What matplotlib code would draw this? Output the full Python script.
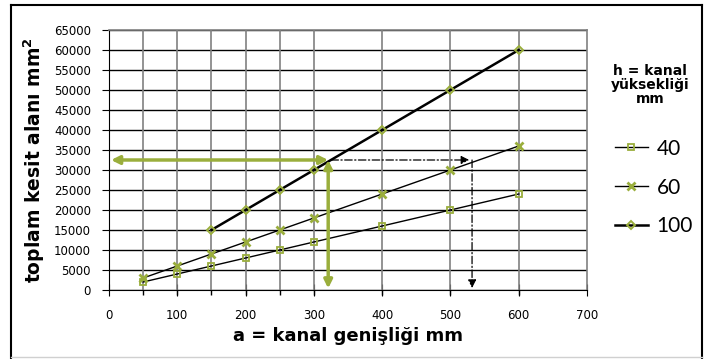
import matplotlib
matplotlib.use('Agg')
import matplotlib.pyplot as plt
from matplotlib.lines import Line2D

# genislik (a) degerleri ve kesit alanlari (a * h)
a_40 = [50, 100, 150, 200, 250, 300, 400, 500, 600]
alan_40 = [2000, 4000, 6000, 8000, 10000, 12000, 16000, 20000, 24000]
a_60 = [50, 100, 150, 200, 250, 300, 400, 500, 600]
alan_60 = [3000, 6000, 9000, 12000, 15000, 18000, 24000, 30000, 36000]
a_100 = [150, 200, 250, 300, 400, 500, 600]
alan_100 = [15000, 20000, 25000, 30000, 40000, 50000, 60000]
etiketler = ['40', '60', '100']

x_ticks = [0, 100, 200, 300, 400, 500, 600, 700]
y_ticks = list(range(0, 65001, 5000))
hedef_alan = 32500  # okunan ornek deger

yesil = '#9aae3c'
plt.rcParams['font.family'] = ['DejaVu Sans']

fig = plt.figure(figsize=(7.12, 3.59), dpi=100)
ax = fig.add_axes([109 / 712, 1 - 290 / 359, (587 - 109) / 712, 260 / 359])

# dikey izgara (veri noktalarinda)
ax.vlines(a_40, 0, 65000, color='#808080', lw=1.2, zorder=1)
ax.vlines(a_40, -1200, 0, color='black', lw=1, zorder=1, clip_on=False)

# cizgiler
ax.plot(a_40, alan_40, color='black', lw=1, marker='s', ms=5,
        mfc='none', mec=yesil, mew=1.3, label=etiketler[0], zorder=4)
ax.plot(a_60, alan_60, color='black', lw=1, marker='x', ms=6,
        mec=yesil, mew=2, label=etiketler[1], zorder=4)
ax.plot(a_100, alan_100, color='black', lw=1.8, marker='D', ms=4.5,
        mfc='none', mec=yesil, mew=1.4, label=etiketler[2], zorder=4)

# okuma oklari
a_kesisim = hedef_alan / 100
a_kesisim_60 = hedef_alan / 60
ax.annotate('', xy=(3, hedef_alan), xytext=(a_kesisim - 4, hedef_alan),
            arrowprops=dict(arrowstyle='<|-|>', color=yesil, lw=2.5,
                            mutation_scale=12, shrinkA=0, shrinkB=0), zorder=5)
ax.annotate('', xy=(a_kesisim - 4, 400), xytext=(a_kesisim - 4, hedef_alan),
            arrowprops=dict(arrowstyle='<|-|>', color=yesil, lw=2.5,
                            mutation_scale=12, shrinkA=0, shrinkB=0), zorder=5)
ax.annotate('', xy=(a_kesisim_60 - 14, hedef_alan), xytext=(a_kesisim, hedef_alan),
            arrowprops=dict(arrowstyle='-|>', color='black', lw=0.9, ls=(0, (6, 2, 1, 2)),
                            mutation_scale=12, shrinkA=0, shrinkB=0), zorder=5)
ax.annotate('', xy=(a_kesisim_60 - 10, 500), xytext=(a_kesisim_60 - 10, hedef_alan),
            arrowprops=dict(arrowstyle='-|>', color='black', lw=0.9, ls=(0, (6, 2, 1, 2)),
                            mutation_scale=12, shrinkA=0, shrinkB=0), zorder=5)

# eksenler ve izgara
ax.set_xlim(0, 700)
ax.set_ylim(0, 65000)
ax.set_xticks(x_ticks)
ax.set_yticks(y_ticks)
ax.grid(True, axis='y', which='major', color='black', lw=1)
ax.tick_params(axis='x', which='major', direction='inout', length=8, labelsize=8.5, pad=10)
ax.tick_params(axis='y', which='major', direction='out', length=5, labelsize=8.5, pad=8)
for s in ['top', 'right']:
    ax.spines[s].set_color('#808080')
    ax.spines[s].set_linewidth(1.2)
ax.set_axisbelow(True)

ax.set_xlabel('a = kanal genişliği mm', fontsize=13, fontweight='bold', labelpad=3)
ax.set_ylabel('toplam kesit alanı mm$^\\mathbf{2}$', fontsize=13.5, fontweight='bold', labelpad=5)

# lejant
fig.text(650 / 712, 1 - 85 / 359, 'h = kanal\nyüksekliği\nmm', ha='center', va='center',
         fontsize=10, fontweight='bold', linespacing=1.0)
leg = fig.legend(loc='upper left', bbox_to_anchor=(596 / 712, 1 - 120 / 359),
                 frameon=False, fontsize=15, handlelength=1.6, labelspacing=0.9,
                 handletextpad=0.4)
for t in leg.get_texts():
    t.set_family(['Lato', 'DejaVu Sans'])
    t.set_fontweight('normal')
    t.set_color('black')

# dis cerceve
fig.add_artist(Line2D([11 / 712, 11 / 712], [0, 1 - 4.5 / 359], color='black', lw=1.5))
fig.add_artist(Line2D([11 / 712, 702 / 712], [1 - 4.5 / 359, 1 - 4.5 / 359], color='black', lw=1.5))
fig.add_artist(Line2D([702 / 712, 702 / 712], [0, 1 - 4.5 / 359], color='black', lw=1.5))
fig.add_artist(Line2D([11 / 712, 702 / 712], [2 / 359, 2 / 359], color='#d0d0d0', lw=1))

fig.savefig('out.png', dpi=100)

• _Prompt_: Restate, line by line and word for word, everything from the top of the material through the line that contains "lw=1, zorder=1, clip_on=False)". Leave pictures out.

• _Correct output_:
What matplotlib code would draw this? Output the full Python script.
import matplotlib
matplotlib.use('Agg')
import matplotlib.pyplot as plt
from matplotlib.lines import Line2D

# genislik (a) degerleri ve kesit alanlari (a * h)
a_40 = [50, 100, 150, 200, 250, 300, 400, 500, 600]
alan_40 = [2000, 4000, 6000, 8000, 10000, 12000, 16000, 20000, 24000]
a_60 = [50, 100, 150, 200, 250, 300, 400, 500, 600]
alan_60 = [3000, 6000, 9000, 12000, 15000, 18000, 24000, 30000, 36000]
a_100 = [150, 200, 250, 300, 400, 500, 600]
alan_100 = [15000, 20000, 25000, 30000, 40000, 50000, 60000]
etiketler = ['40', '60', '100']

x_ticks = [0, 100, 200, 300, 400, 500, 600, 700]
y_ticks = list(range(0, 65001, 5000))
hedef_alan = 32500  # okunan ornek deger

yesil = '#9aae3c'
plt.rcParams['font.family'] = ['DejaVu Sans']

fig = plt.figure(figsize=(7.12, 3.59), dpi=100)
ax = fig.add_axes([109 / 712, 1 - 290 / 359, (587 - 109) / 712, 260 / 359])

# dikey izgara (veri noktalarinda)
ax.vlines(a_40, 0, 65000, color='#808080', lw=1.2, zorder=1)
ax.vlines(a_40, -1200, 0, color='black', lw=1, zorder=1, clip_on=False)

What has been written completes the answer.